O baseball e softball, por exemplo, foram excluídos após os Jogos de Pequim 2008, mas foram retomados em Tóquio a pedido do comitê organizador japonês — pois o esporte é muito popular no Japão e o país já possuía estruturas adequadas para a sua prática. Ambos os esportes não estarão nos Jogos de Paris de 2024, mas cogita-se que eles voltem em Los Angeles 2028, já que também são populares nos EUA.

Outros esportes amplamente praticados pelo mundo nunca foram incluídos por não gerarem um interesse comercial grande, como sinuca e squash. No caso do squash, houve um lobby forte da federação para a inclusão do esporte no Rio de Janeiro em 2016, mas ele acabou derrotado pelo golfe.

Negócio do skate

A transmissão do skateboarding olímpico na televisão deu ao esporte uma visibilidade inédita. Por anos, o esporte foi ignorado por emissoras de televisão, por ser estigmatizado e considerado parte de uma cultura urbana marginal.
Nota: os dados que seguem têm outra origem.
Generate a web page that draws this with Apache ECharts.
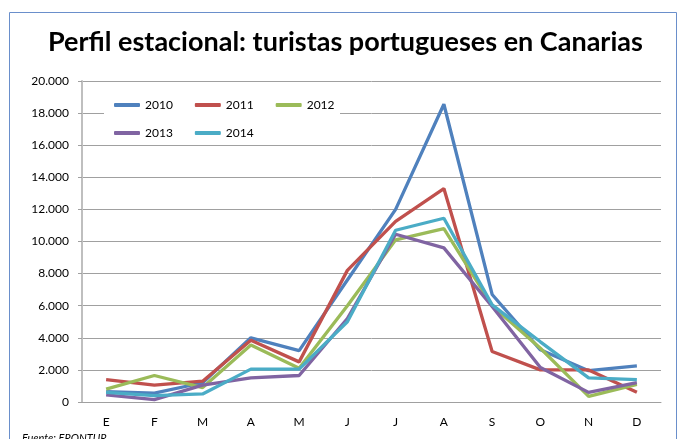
<!DOCTYPE html>
<html>
<head>
<meta charset="utf-8">
<script src="https://cdn.jsdelivr.net/npm/echarts@6/dist/echarts.min.js"></script>
<style>html,body{margin:0;padding:0;background:#fff}#c{width:681px;height:439px}</style>
</head>
<body>
<div id="c"></div>
<script>
var months = ['E','F','M','A','M','J','J','A','S','O','N','D'];
var s2010 = [650, 550, 1200, 4000, 3200, 7600, 12000, 18550, 6700, 3250, 1950, 2250];
var s2011 = [1400, 1050, 1300, 3850, 2500, 8200, 11250, 13300, 3150, 2000, 2000, 600];
var s2012 = [800, 1650, 900, 3550, 2100, 6000, 10100, 10800, 6000, 3350, 350, 1100];
var s2013 = [450, 150, 1050, 1500, 1650, 5200, 10450, 9600, 5950, 2150, 600, 1200];
var s2014 = [600, 400, 500, 2050, 2050, 5000, 10700, 11450, 6050, 3750, 1500, 1400];
var seriesNames = ['2010','2011','2012','2013','2014'];
var seriesData = [s2010, s2011, s2012, s2013, s2014];
var colors = ['#4F81BD','#C0504D','#9BBB59','#8064A2','#4BACC6'];
var titleText = 'Perfil estacional: turistas portugueses en Canarias';
var sourceText = 'Fuente: FRONTUR';

var chart = echarts.init(document.getElementById('c'));
var fontFam = 'Lato, "Liberation Sans", sans-serif';
var legendCommon = {
  orient: 'horizontal', itemGap: 22, itemWidth: 26, itemHeight: 4, icon: 'roundRect',
  padding: 0,
  textStyle: {fontFamily: fontFam, fontSize: 12, color: '#000'},
  z: 5
};
chart.setOption({
  animation: false,
  color: colors,
  title: [
    {text: titleText, left: 43, top: 24,
     textStyle: {fontFamily: fontFam, fontWeight: 'bold', fontSize: 27, color: '#000'}},
    {text: sourceText, left: 17, top: 428,
     textStyle: {fontFamily: fontFam, fontStyle: 'italic', fontWeight: 'normal', fontSize: 11, color: '#000'}}
  ],
  graphic: [
    {type: 'rect', shape: {x: 9.5, y: 12.5, width: 667, height: 460}, style: {fill: 'none', stroke: '#6A8FCB', lineWidth: 1}, z: 0, silent: true},
    {type: 'rect', shape: {x: 104, y: 90, width: 236, height: 53}, style: {fill: '#fff'}, z: 3, silent: true}
  ],
  legend: [
    Object.assign({}, legendCommon, {data: seriesNames.slice(0,3), left: 114, top: 99}),
    Object.assign({}, legendCommon, {data: seriesNames.slice(3), left: 114, top: 127})
  ],
  grid: {left: 82, right: 20, top: 81, bottom: 37, containLabel: false},
  xAxis: {
    type: 'category', data: months, boundaryGap: true,
    axisLine: {lineStyle: {color: '#A0A0A0', width: 1}},
    axisTick: {show: false},
    axisLabel: {fontFamily: fontFam, fontSize: 12, color: '#000', margin: 14}
  },
  yAxis: {
    type: 'value', min: 0, max: 20000, interval: 2000,
    axisLine: {show: true, lineStyle: {color: '#BFBFBF', width: 2}},
    axisTick: {show: true, length: 4, lineStyle: {color: '#A0A0A0'}},
    splitLine: {lineStyle: {color: '#A0A0A0', width: 1}},
    axisLabel: {fontFamily: fontFam, fontSize: 12, color: '#000', margin: 13,
      formatter: function (v) { return v === 0 ? '0' : String(v).replace(/\B(?=(\d{3})+(?!\d))/g, '.'); }}
  },
  series: seriesNames.map(function (n, i) {
    return {name: n, type: 'line', data: seriesData[i], symbol: 'none', smooth: false,
      lineStyle: {width: 3.3, color: colors[i]}, itemStyle: {color: colors[i]}, z: 2 + i};
  })
});
</script>
</body>
</html>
Agora a postura do COI tem sido exatamente oposta a esse pensamento.

"Queremos levar esporte para os jovens. Com as muitas opções que os jovens têm, não podemos mais esperar que eles venham automaticamente até nós. Temos que ir até eles", disse o presidente do COI, Thomas Bach, quando foram os novos esportes para Tóquio.

Essa mudança já vinha acontecendo desde que se acrescentou as provas de ciclismo BMX em Pequim 2008 e de snowboarding, nos Jogos de Inverno de Nagano, no Japão, em 1998.

Muitas dessas modalidades que vem recebendo atenção do COI já vinham rendendo bilhões de dólares a setores privados que investiram neles quando havia pouco interesse do mainstream. O caso mais emblemático é o da emissora esportiva americana ESPN, que criou em 1995 o X Games, competição exclusiva para esportes radicais.

Muitos dos ídolos do skateboarding mundial — incluindo os medalhistas brasileiros — foram revelados nos X Games.

No Brasil, a cultura de skate existe há décadas. Brasil e Japão se beneficiaram que o esporte virou modalidade olímpica justamente em um momento bom da sua atual geração de competidores. Há alguns anos, o skate competitivo era dominado por atletas americanos, que foram pioneiros na popularização dos torneios.

Em Tóquio, foram 80 skatistas homens e mulheres de 25 países competindo em quatro torneios — nas modalidades park e street.

O caso do Brasil ilustra como um esporte pode ser impulsionado com as olimpíadas — com milhões de espectadores parando pela primeira vez na vida para acompanhar uma competição.

Empresas de equipamentos esportivos afirmam que a demanda por skates explodiu depois das medalhas de prata de Rayssa Leal, Pedro Barros e Kelvin Hoefler. Rayssa, conhecida como Fadinha, ganhou mais de quatro milhões de seguidores no Instagram ao longo dos Jogos.

Errata: este conteúdo foi atualizado
Diferentemente do informado anteriormente, as modalidades do skate nas Olimpíadas de Tóquio foram park e street, e não skate e street. O erro foi corrigido.